Koduri has more than 25 years of experience in visual and accelerated computing under his belt and spent the last four years at AMD. There, he most recently served as senior vice president and chief architect of the Radeon Technologies Group and oversaw the development of the advanced Vega GPUs.

Koduri helped AMD begin to revive its position in the semiconductor market, as AI workloads and high-performance computing increased demand for GPUs. The trend that has shaken up the market, making Nvidia a key enterprise player and leaving Intel more vulnerable. In fact, just this week, ZDNet reported that Intel is teaming up with AMD to produce a next-generation notebook chip that should help both companies fend off Nvidia.
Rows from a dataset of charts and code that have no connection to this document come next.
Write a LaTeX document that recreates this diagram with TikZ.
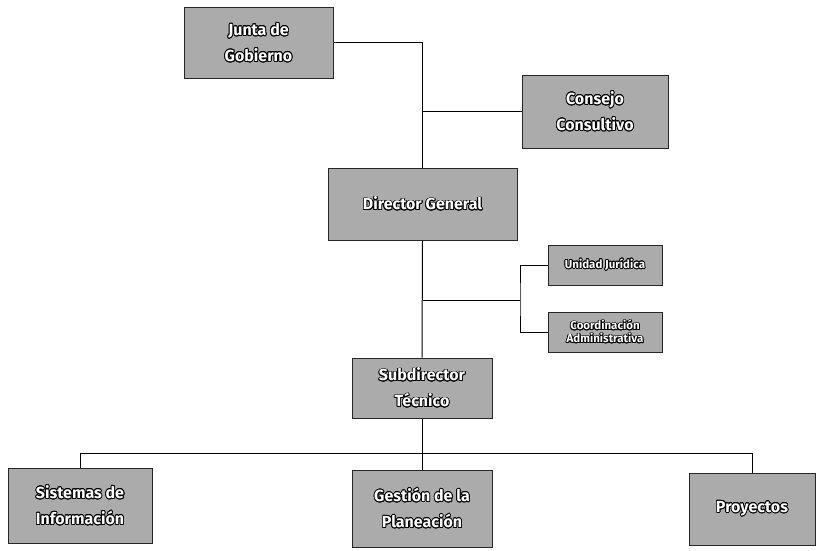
\documentclass[tikz,border=0pt]{standalone}
\usepackage{fontspec}
\setmainfont{Fira Sans}
\usepackage{contour}
\contourlength{0.8pt}
\contournumber{16}
\begin{document}
\begin{tikzpicture}[x=1pt,y=-1pt,
  box/.style={draw=black!85,line width=1pt,fill=black!33,inner sep=2pt,
    align=center,font=\fontsize{16}{26}\selectfont\bfseries,text=white},
  smallbox/.style={box,font=\fontsize{11.5}{13}\selectfont\bfseries},
  conn/.style={draw=black,line width=1pt}]
\useasboundingbox[fill=white] (0,0) rectangle (824,551);
\node[box,minimum width=149pt,minimum height=70pt] (junta) at (258.5,43) {\contour{black}{Junta de}\\\contour{black}{Gobierno}};
\node[box,minimum width=146pt,minimum height=73pt] (consejo) at (595,111.5) {\contour{black}{Consejo}\\\contour{black}{Consultivo}};
\node[box,minimum width=189pt,minimum height=72pt] (director) at (422.5,204) {\contour{black}{Director General}};
\node[smallbox,minimum width=114pt,minimum height=40pt] (juridica) at (605,265) {\contour{black}{Unidad Jurídica}};
\node[smallbox,minimum width=114pt,minimum height=40pt] (coord) at (605,332) {\contour{black}{Coordinación}\\\contour{black}{Administrativa}};
\node[box,minimum width=140pt,minimum height=60pt] (sub) at (422,388) {\contour{black}{Subdirector}\\\contour{black}{Técnico}};
\node[box,minimum width=144pt,minimum height=75pt] (sistemas) at (80,505.5) {\contour{black}{Sistemas de}\\\contour{black}{Información}};
\node[box,minimum width=140pt,minimum height=77pt] (gestion) at (422,508.5) {\contour{black}{Gestión de la}\\\contour{black}{Planeación}};
\node[box,minimum width=126pt,minimum height=72pt] (proyectos) at (752,509) {\contour{black}{Proyectos}};
\coordinate (bx) at (520,300);
\coordinate (hy) at (0,453);
\draw[conn] (junta.east) -| (director.north);
\draw[conn] (consejo.west) -- (director.north |- consejo.west);
\draw[conn] (director.south) -- (sub.north);
\draw[conn] (director.south |- bx) -- (bx);
\draw[conn] (juridica.west) -| (bx) |- (coord.west);
\draw[conn] (sub.south) -- (gestion.north);
\draw[conn] (sistemas.north) |- (proyectos.north |- hy) -- (proyectos.north);
\end{tikzpicture}
\end{document}
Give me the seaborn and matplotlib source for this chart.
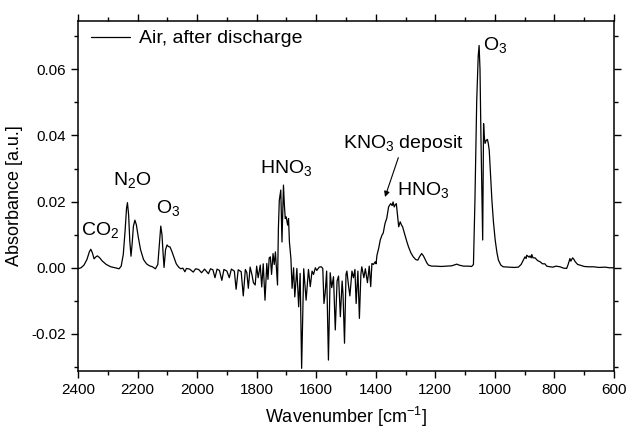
import numpy as np
import pandas as pd
import matplotlib
matplotlib.use("Agg")
import matplotlib.pyplot as plt
import seaborn as sns
from matplotlib.ticker import MultipleLocator, FormatStrFormatter

# spectrum
wavenumber = [
    2400, 2390, 2380, 2370, 2362, 2357, 2352, 2346, 2340, 2335, 2328, 2318, 2305, 2290, 2275,
    2262, 2255, 2248, 2242, 2237, 2234, 2230, 2226, 2222, 2218, 2214, 2209, 2204, 2198, 2190,
    2180, 2170, 2160, 2150, 2140, 2132, 2127, 2122, 2118, 2114, 2111, 2106, 2101, 2096, 2091,
    2085, 2078, 2070, 2062, 2055, 2048, 2041, 2036, 2025, 2013, 2005, 1995, 1985, 1975, 1962,
    1955, 1947, 1940, 1933, 1925, 1917, 1910, 1900, 1892, 1885, 1875, 1869, 1862, 1852, 1845,
    1838, 1833, 1828, 1822, 1816, 1811, 1805, 1800, 1795, 1788, 1783, 1778, 1772, 1766, 1762,
    1758, 1754, 1750, 1745, 1741, 1737, 1730, 1727, 1724, 1719, 1715, 1710, 1707, 1704, 1701,
    1696, 1693, 1690, 1685, 1681, 1676, 1672, 1665, 1659, 1654, 1649, 1642, 1634, 1626, 1620,
    1614, 1609, 1603, 1598, 1590, 1583, 1578, 1574, 1570, 1565, 1559, 1553, 1548, 1542, 1536,
    1530, 1525, 1519, 1513, 1510, 1505, 1500, 1497, 1492, 1487, 1480, 1475, 1470, 1466, 1460,
    1455, 1450, 1447, 1440, 1435, 1428, 1422, 1417, 1413, 1408, 1402, 1399, 1396, 1390, 1385,
    1379, 1375, 1369, 1363, 1357, 1350, 1345, 1342, 1338, 1335, 1331, 1327, 1323, 1318, 1314,
    1310, 1302, 1296, 1290, 1282, 1274, 1266, 1259, 1252, 1246, 1240, 1234, 1228, 1223, 1212,
    1201, 1180, 1160, 1145, 1135, 1128, 1120, 1105, 1090, 1078, 1072, 1067, 1061, 1056, 1053,
    1050, 1047, 1043, 1041, 1039, 1038, 1036, 1033, 1029, 1025, 1022, 1019, 1015, 1010, 1005,
    999, 993, 988, 980, 972, 950, 935, 921, 912, 905, 899, 895, 893, 888, 885,
    882, 878, 876, 872, 865, 857, 848, 840, 832, 826, 815, 805, 795, 781, 770,
    759, 754, 748, 745, 739, 735, 730, 722, 714, 700, 685, 669, 650, 630, 615,
    602, 600,
]
absorbance = [
    -0.0003, 0.0000, 0.0008, 0.0025, 0.0048, 0.0056, 0.0046, 0.0027, 0.0033, 0.0036, 0.0031, 0.0020, 0.0010, 0.0003, 0.0000,
    -0.0003, 0.0005, 0.0040, 0.0110, 0.0180, 0.0197, 0.0160, 0.0080, 0.0035, 0.0075, 0.0125, 0.0144, 0.0130, 0.0095, 0.0055,
    0.0025, 0.0012, 0.0006, 0.0003, -0.0003, 0.0010, 0.0070, 0.0126, 0.0100, 0.0040, 0.0001, 0.0055, 0.0069, 0.0064, 0.0063,
    0.0050, 0.0032, 0.0012, 0.0002, -0.0003, -0.0001, -0.0012, -0.0002, -0.0004, -0.0013, -0.0003, -0.0005, -0.0015, -0.0004, -0.0018,
    -0.0003, -0.0006, -0.0030, -0.0004, -0.0008, -0.0038, -0.0005, -0.0010, -0.0030, -0.0004, -0.0010, -0.0065, -0.0006, -0.0012, -0.0085,
    -0.0005, -0.0015, -0.0062, 0.0002, -0.0020, -0.0045, -0.0052, 0.0005, -0.0030, 0.0008, -0.0058, 0.0012, -0.0098, 0.0013, -0.0035,
    0.0030, 0.0033, -0.0020, 0.0043, 0.0010, 0.0048, -0.0052, 0.0120, 0.0204, 0.0235, 0.0078, 0.0250, 0.0190, 0.0149, 0.0154,
    0.0129, 0.0149, 0.0078, 0.0028, -0.0062, 0.0000, -0.0088, -0.0002, -0.0118, -0.0017, -0.0304, -0.0003, -0.0098, -0.0005, -0.0057,
    -0.0010, -0.0020, 0.0000, -0.0008, 0.0002, 0.0003, -0.0002, -0.0108, -0.0077, -0.0010, -0.0279, -0.0015, -0.0060, -0.0027, -0.0188,
    -0.0040, -0.0025, -0.0148, -0.0040, -0.0080, -0.0228, -0.0020, -0.0010, -0.0050, -0.0085, -0.0010, -0.0030, -0.0005, -0.0108, -0.0010,
    -0.0153, -0.0020, 0.0003, -0.0030, -0.0003, -0.0045, 0.0005, -0.0057, 0.0013, 0.0010, 0.0018, 0.0012, 0.0038, 0.0060, 0.0084,
    0.0099, 0.0105, 0.0134, 0.0150, 0.0184, 0.0194, 0.0188, 0.0199, 0.0184, 0.0190, 0.0194, 0.0160, 0.0124, 0.0139, 0.0130,
    0.0124, 0.0099, 0.0080, 0.0063, 0.0045, 0.0033, 0.0025, 0.0023, 0.0035, 0.0043, 0.0036, 0.0025, 0.0014, 0.0008, 0.0005,
    0.0005, 0.0004, 0.0005, 0.0006, 0.0009, 0.0011, 0.0008, 0.0005, 0.0005, 0.0004, 0.0010, 0.0204, 0.0506, 0.0640, 0.0672,
    0.0600, 0.0406, 0.0200, 0.0084, 0.0300, 0.0436, 0.0400, 0.0376, 0.0385, 0.0388, 0.0375, 0.0355, 0.0290, 0.0204, 0.0140,
    0.0084, 0.0045, 0.0023, 0.0008, 0.0003, 0.0002, 0.0001, 0.0002, 0.0010, 0.0022, 0.0033, 0.0028, 0.0038, 0.0034, 0.0032,
    0.0036, 0.0030, 0.0040, 0.0030, 0.0030, 0.0022, 0.0018, 0.0012, 0.0012, 0.0005, 0.0003, 0.0002, 0.0005, 0.0003, -0.0001,
    -0.0002, 0.0010, 0.0028, 0.0020, 0.0030, 0.0026, 0.0018, 0.0010, 0.0008, 0.0004, 0.0003, 0.0003, 0.0001, 0.0002, 0.0000,
    0.0000, 0.0000,
]

# peak labels: text, wavenumber of left edge, absorbance of baseline
label_text = ["CO$_2$", "N$_2$O", "O$_3$", "HNO$_3$", "HNO$_3$", "O$_3$"]
label_wn = [2390, 2282, 2138, 1789, 1330, 1041]
label_ab = [0.0098, 0.0250, 0.0165, 0.0286, 0.0220, 0.0657]

df = pd.DataFrame({"wn": wavenumber, "ab": absorbance})

sns.set_style("ticks")
plt.rcParams["font.family"] = ["Liberation Sans", "DejaVu Sans"]
plt.rcParams["mathtext.fontset"] = "custom"
plt.rcParams["mathtext.rm"] = "Liberation Sans"
plt.rcParams["mathtext.it"] = "Liberation Sans:italic"
plt.rcParams["axes.unicode_minus"] = False
for k in ["text.color", "axes.labelcolor", "xtick.color", "ytick.color", "axes.edgecolor"]:
    plt.rcParams[k] = "black"

fig, ax = plt.subplots(figsize=(6.27, 4.32), dpi=100)
fig.subplots_adjust(left=78 / 627, right=614 / 627, top=1 - 21 / 432, bottom=1 - 371 / 432)

sns.lineplot(data=df, x="wn", y="ab", ax=ax, color="black", lw=0.9,
             estimator=None, sort=False, label="Air, after discharge")

ax.set_xlim(2400, 600)
ax.set_ylim(-0.0312, 0.0746)
ax.xaxis.set_major_locator(MultipleLocator(200))
ax.xaxis.set_minor_locator(MultipleLocator(100))
ax.yaxis.set_major_locator(MultipleLocator(0.02))
ax.yaxis.set_minor_locator(MultipleLocator(0.01))
ax.yaxis.set_major_formatter(FormatStrFormatter("%.2f"))

for s in ax.spines.values():
    s.set_visible(True)
    s.set_linewidth(1.1)
    s.set_color("black")
ax.tick_params(which="both", direction="out", top=True, right=True, width=1.0,
               labelsize=11, colors="black")
ax.tick_params(which="major", length=5)
ax.tick_params(which="minor", length=3)

ax.set_xlabel("Wavenumber [cm$^{-1}$]", fontsize=13, labelpad=6)
ax.set_ylabel("Absorbance [a.u.]", fontsize=13, labelpad=6)

for t, x, y in zip(label_text, label_wn, label_ab):
    ax.text(x, y, t, fontsize=14, ha="left", va="baseline")

ax.annotate("KNO$_3$ deposit", xy=(1369, 0.0214), xytext=(1511, 0.0361),
            fontsize=14, ha="left", va="baseline",
            arrowprops=dict(arrowstyle="-|>", color="black", lw=0.8,
                            shrinkA=0, shrinkB=0, mutation_scale=8),
            annotation_clip=False)

leg = ax.legend(loc="upper left", bbox_to_anchor=(0.024, 0.975), frameon=False,
                fontsize=14, handlelength=2.0, handletextpad=0.5,
                borderpad=0, borderaxespad=0)

fig.savefig("out.png", dpi=100)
"Raja is one of the most experienced, innovative and respected graphics and system architecture visionaries in the industry and the latest example of top technical talent to join Intel," Dr. Murthy Renduchintala, Intel's chief engineering officer and group president of the Client and Internet of Things Businesses and System Architecture, said in a statement. "We have exciting plans to aggressively expand our computing and graphics capabilities and build on our very strong and broad differentiated IP foundation."

AMD, for its part, said this week that Koduri's departure will not impact the company's plans for its graphics business or its strategic direction. The company is for now sticking to its 2018 product and technology graphics roadmaps, and AMD CEO Lisa Su will lead the Radeon Technologies Group on an interim basis.